カローラには走るDNAが息づいている!?
若帰りを目指したモデルチェンジのポイントは大きく2つある。1つはデザインと走りの楽しさの追求。もう1つが、「コネクティッド」だ。このコネクティッドについては、事前試乗会という、このタイミングでは試すことができなかった。新型クラウンと合わせて搭載される機能のようで、奇しくも50年以上の長い歴史をもつ日本を代表するオジさんグルマの2モデルが、最新のテクノロジーを身につけることになるわけだ。

カローラ スポーツのプラットフォームやパワートレーンは、トヨタが進めるクルマづくりの構造改革「TNGA(Toyota New Global Architecture)」をもとに開発されたもので、プリウス、C-HRに続く第3弾ということになる。サイズとしてはいわゆるCセグメントで、世界的にはVWゴルフが1つのベンチマークとされており、日本メーカーでもホンダ シビック、マツダ アクセラ、スバル インプレッサなど競合が群雄割拠する。したがってボディサイズは世界基準を見据え、全長4375×全幅1790×全高1435mmと全幅は1700mmを超えて3ナンバーサイズになった。

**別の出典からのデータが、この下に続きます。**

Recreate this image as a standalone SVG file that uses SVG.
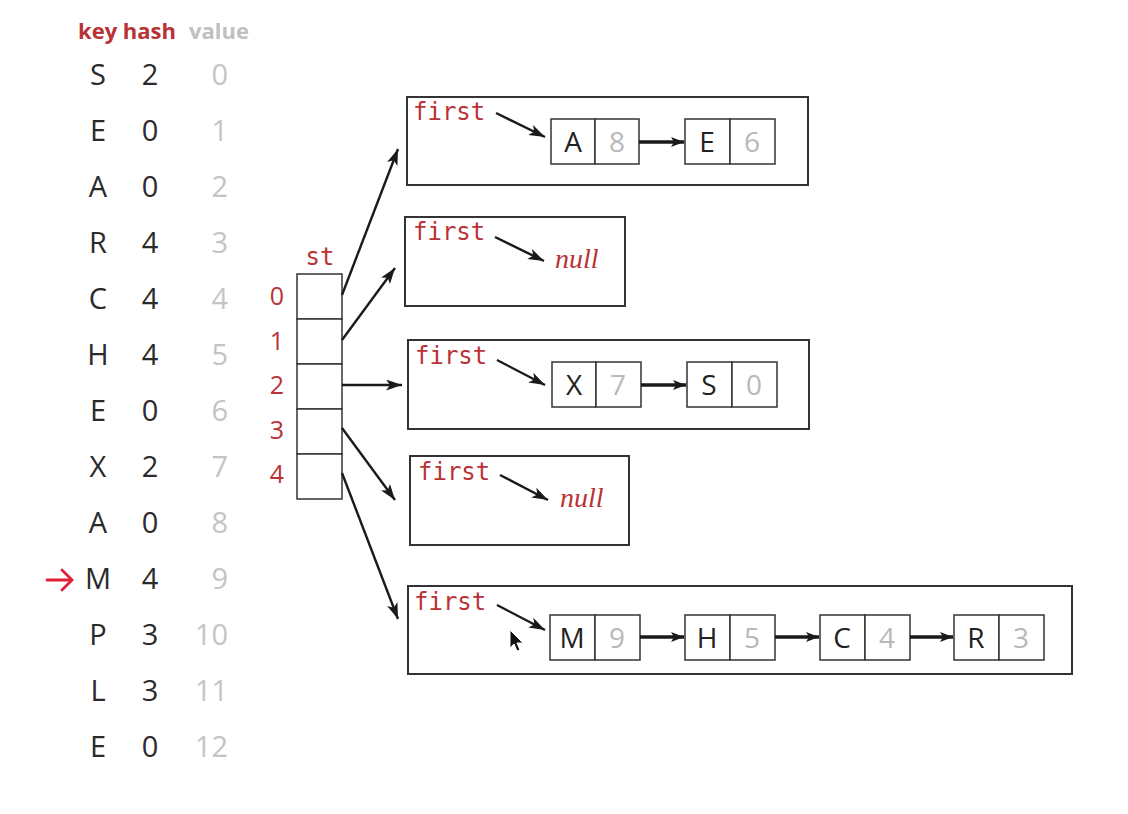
<svg xmlns="http://www.w3.org/2000/svg" width="1128" height="814" viewBox="0 0 1128 814">
<style>
.tk{font-family:"Open Sans","DejaVu Sans",sans-serif;font-size:29px;fill:#2a2a2a;text-anchor:middle}
.tv{font-family:"Open Sans","DejaVu Sans",sans-serif;font-size:29px;fill:#c4c4c4;text-anchor:end}
.hd{font-family:"Open Sans","DejaVu Sans",sans-serif;font-size:22px;font-weight:bold}
.idx{font-family:"Open Sans","DejaVu Sans",sans-serif;font-size:25px;fill:#b83236;text-anchor:middle}
.mono{font-family:"DejaVu Sans Mono","Liberation Mono",monospace;font-size:24px;fill:#b83236}
.null{font-family:"Liberation Serif",serif;font-style:italic;font-size:28px;fill:#b83236}
.nk{font-family:"Open Sans","DejaVu Sans",sans-serif;font-size:28px;fill:#222;text-anchor:middle}
.nv{font-family:"Open Sans","DejaVu Sans",sans-serif;font-size:28px;fill:#b8b8b8;text-anchor:middle}
.box{fill:#fff;stroke:#333;stroke-width:2}
.cell{fill:#fff;stroke:#333;stroke-width:1.5}
.arr{stroke:#1a1a1a;stroke-width:2.4;fill:none;marker-end:url(#ah)}
.link{stroke:#1a1a1a;stroke-width:3.5;fill:none;marker-end:url(#ah2)}
</style>
<defs>
<marker id="ah" refX="16" refY="5.5" markerWidth="16" markerHeight="11" markerUnits="userSpaceOnUse" orient="auto">
<path d="M0,0 L16,5.5 L0,11 L4,5.5 Z" fill="#1a1a1a"/>
</marker>
<marker id="ah2" refX="13" refY="5" markerWidth="13" markerHeight="10" markerUnits="userSpaceOnUse" orient="auto">
<path d="M0,0 L13,5 L0,10 L3,5 Z" fill="#1a1a1a"/>
</marker>
</defs>

<g id="table">
<text class="hd" x="78" y="39" fill="#b83236">key hash</text>
<text class="hd" x="189" y="39" fill="#c0c0c0">value</text>
<g id="row0"><text class="tk" x="98" y="85">S</text><text class="tk" x="150" y="85">2</text><text class="tv" x="228" y="85">0</text></g>
<g id="row1"><text class="tk" x="98" y="141">E</text><text class="tk" x="150" y="141">0</text><text class="tv" x="228" y="141">1</text></g>
<g id="row2"><text class="tk" x="98" y="197">A</text><text class="tk" x="150" y="197">0</text><text class="tv" x="228" y="197">2</text></g>
<g id="row3"><text class="tk" x="98" y="253">R</text><text class="tk" x="150" y="253">4</text><text class="tv" x="228" y="253">3</text></g>
<g id="row4"><text class="tk" x="98" y="309">C</text><text class="tk" x="150" y="309">4</text><text class="tv" x="228" y="309">4</text></g>
<g id="row5"><text class="tk" x="98" y="365">H</text><text class="tk" x="150" y="365">4</text><text class="tv" x="228" y="365">5</text></g>
<g id="row6"><text class="tk" x="98" y="421">E</text><text class="tk" x="150" y="421">0</text><text class="tv" x="228" y="421">6</text></g>
<g id="row7"><text class="tk" x="98" y="477">X</text><text class="tk" x="150" y="477">2</text><text class="tv" x="228" y="477">7</text></g>
<g id="row8"><text class="tk" x="98" y="533">A</text><text class="tk" x="150" y="533">0</text><text class="tv" x="228" y="533">8</text></g>
<g id="row9"><text class="tk" x="98" y="589">M</text><text class="tk" x="150" y="589">4</text><text class="tv" x="228" y="589">9</text></g>
<g id="row10"><text class="tk" x="98" y="645">P</text><text class="tk" x="150" y="645">3</text><text class="tv" x="228" y="645">10</text></g>
<g id="row11"><text class="tk" x="98" y="701">L</text><text class="tk" x="150" y="701">3</text><text class="tv" x="228" y="701">11</text></g>
<g id="row12"><text class="tk" x="98" y="757">E</text><text class="tk" x="150" y="757">0</text><text class="tv" x="228" y="757">12</text></g>
<g id="cursorArrow" stroke="#e0203a" stroke-width="2.8" fill="none" stroke-linecap="round">
<line x1="47" y1="580" x2="71" y2="580"/>
<polyline points="62,570 72,580 62,590"/>
</g>
</g>

<g id="st">
<text class="mono" x="320" y="265" text-anchor="middle">st</text>
<rect class="cell" x="297" y="274" width="45" height="45"/>
<rect class="cell" x="297" y="319" width="45" height="45"/>
<rect class="cell" x="297" y="364" width="45" height="45"/>
<rect class="cell" x="297" y="409" width="45" height="45"/>
<rect class="cell" x="297" y="454" width="45" height="45"/>
<text class="idx" x="277" y="305">0</text>
<text class="idx" x="277" y="350">1</text>
<text class="idx" x="277" y="394">2</text>
<text class="idx" x="277" y="439">3</text>
<text class="idx" x="277" y="483">4</text>
</g>

<g id="list0">
<rect class="box" x="407" y="97" width="401" height="88"/>
<text class="mono" x="413" y="120">first</text>
<rect class="cell" x="551" y="119" width="44" height="45"/><rect class="cell" x="595" y="119" width="44" height="45"/>
<text class="nk" x="573" y="152">A</text><text class="nv" x="617" y="152">8</text>
<rect class="cell" x="685" y="119" width="45" height="45"/><rect class="cell" x="730" y="119" width="45" height="45"/>
<text class="nk" x="707" y="152">E</text><text class="nv" x="752" y="152">6</text>
</g>

<g id="list1">
<rect class="box" x="405" y="217" width="220" height="89"/>
<text class="mono" x="413" y="240">first</text>
<text class="null" x="555" y="268">null</text>
</g>

<g id="list2">
<rect class="box" x="408" y="340" width="401" height="89"/>
<text class="mono" x="415" y="364">first</text>
<rect class="cell" x="552" y="362" width="44" height="45"/><rect class="cell" x="596" y="362" width="45" height="45"/>
<text class="nk" x="574" y="395">X</text><text class="nv" x="618" y="395">7</text>
<rect class="cell" x="687" y="362" width="45" height="45"/><rect class="cell" x="732" y="362" width="45" height="45"/>
<text class="nk" x="709" y="395">S</text><text class="nv" x="754" y="395">0</text>
</g>

<g id="list3">
<rect class="box" x="410" y="456" width="219" height="89"/>
<text class="mono" x="418" y="480">first</text>
<text class="null" x="560" y="507">null</text>
</g>

<g id="list4">
<rect class="box" x="408" y="586" width="664" height="88"/>
<text class="mono" x="414" y="610">first</text>
<rect class="cell" x="550" y="615" width="45" height="45"/><rect class="cell" x="595" y="615" width="45" height="45"/>
<text class="nk" x="572" y="648">M</text><text class="nv" x="617" y="648">9</text>
<rect class="cell" x="685" y="615" width="45" height="45"/><rect class="cell" x="730" y="615" width="45" height="45"/>
<text class="nk" x="707" y="648">H</text><text class="nv" x="752" y="648">5</text>
<rect class="cell" x="820" y="615" width="45" height="45"/><rect class="cell" x="865" y="615" width="45" height="45"/>
<text class="nk" x="842" y="648">C</text><text class="nv" x="887" y="648">4</text>
<rect class="cell" x="954" y="615" width="45" height="45"/><rect class="cell" x="999" y="615" width="45" height="45"/>
<text class="nk" x="976" y="648">R</text><text class="nv" x="1021" y="648">3</text>
</g>

<g id="connectors">
<line class="arr" x1="342" y1="295" x2="398" y2="149"/>
<line class="arr" x1="342" y1="340" x2="395" y2="268"/>
<line class="arr" x1="342" y1="385" x2="402" y2="385"/>
<line class="arr" x1="342" y1="428" x2="395" y2="500"/>
<line class="arr" x1="342" y1="473" x2="398" y2="619"/>
<line class="arr" x1="496" y1="113" x2="545" y2="137"/>
<line class="arr" x1="495" y1="237" x2="544" y2="261"/>
<line class="arr" x1="497" y1="360" x2="545" y2="385"/>
<line class="arr" x1="500" y1="475" x2="548" y2="500"/>
<line class="arr" x1="497" y1="605" x2="545" y2="630"/>
<line class="link" x1="639" y1="142" x2="684" y2="142"/>
<line class="link" x1="641" y1="385" x2="686" y2="385"/>
<line class="link" x1="640" y1="637" x2="684" y2="637"/>
<line class="link" x1="775" y1="637" x2="819" y2="637"/>
<line class="link" x1="910" y1="637" x2="953" y2="637"/>
</g>

<path id="mousePointer" d="M510,630 L510,648 L514,644 L517,651 L520,650 L517,643 L523,643 Z" fill="#111" stroke="#fff" stroke-width="1"/>
</svg>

デザインは、近年のトヨタが採用するグリル面積を広くとった「キーンルック」だ。ハッチゲートは複雑な造形を可能にするためあえて樹脂製にした。またタイヤハウスとホイールの隙間を少なくしてスポーティに見せるため、フェンダー内部の作り方も工夫しているという。実際に18インチ仕様では車高が低く見えるなど効果があった。
エンジンはプリウスやCH-Rと同様の1.8リッターのハイブリッドと1.2リッターターボの2種類。後者には、新開発の6速マニュアルトランスミッション「iMT」も設定された。
クローズドコースで短い時間の試乗だったが、ボディの剛性感やステアリングフィール、静粛性などさまざまな点で進化していることがわかった。また6速MTは発進時にクラッチをゆっくりつなげばエンジン回転数を上げて発進を補助してくれたり、シフトダウンの際に自動でブリッピングしてくれるモードも備えていた。これならマニュアルに不慣れな人でも操作しやすいだろう。

日常での使い勝手や動力性能、燃費性能などを総合的にみれば、ハイブリッドモデルのバランスがいいだろう。しかし、あえてこの時代にカローラを選択肢にあげる若者にはぜひMTをおすすめしたい。なんたって安くて楽しい。若い人は知らないかもしれないけれど、”ハチロク”だって、本当の名前はカローラ(レビン)だったのだ。カローラには走るDNAが息づいているというわけだ。